Ongoing responsibilities#
The same level of attention that goes into operation and maintaining Data Services’ first-party capabilities is expected from contributed capabilities.
This list is likely to evolve with further developments of the platform. The SQuaRE team in the Data Services group operates the Rubin Science Platform at data.lsst.cloud and is the final authority on this list.
Contributors need to keep their codebases up to date, including up-revving their dependencies in a timely manner, and/or processing the PRs from our automated dependency manager as appropriate.
Services may be asked to instrument for run-time metrics.
A contributor may be asked to send a representative to SQuaRE’s “Patch Thursday” call if the need arises.
Any incompatibilities between contributed code and the RSP services and infrastructure must be resolved in a timely manner. This may require significant changes such as upgrading to a new major version of Python.
Services must pass scale-testing benchmarks
Contributors must attend to questions on their contribution in the Community Forum in a prompt and courteous manner.
Contributors must attend any monitoring of their service (if applicable) and/or respond to service quality alerts they are tagged on
Exclusion criteria#
Failure to consistently meet the ongoing responsibilities outlined above will result in the removal of the capability.
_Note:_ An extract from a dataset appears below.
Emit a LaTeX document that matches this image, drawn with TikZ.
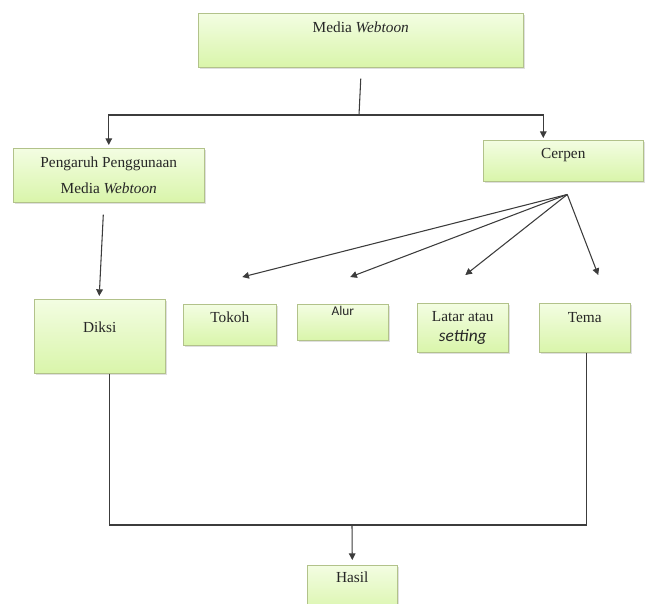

Additionally, a capability may be withdrawn if the criteria for its inclusion no longer apply.
Finally, depending on specific circumstances, a capability may be withdrawn if it is poorly received or ignored by our user community, or if its contributors violate our Acceptable Use Policy.
Second-party contributions#
Groups within Rubin but outside Data Services (eg EPO) are considered second party contributors. These have to follow the same guidelines, except for:
they can apply directly to the Data Services Lead for evaluation (who will escalate to the Rubin Operations Product Owner if necessary)
no MOU is required
they may be asked to integrate with the RSP documentation instead of hosting their own
All the post-approval requirements are the same.
Note that IDACs are not second-parties in the context of the document.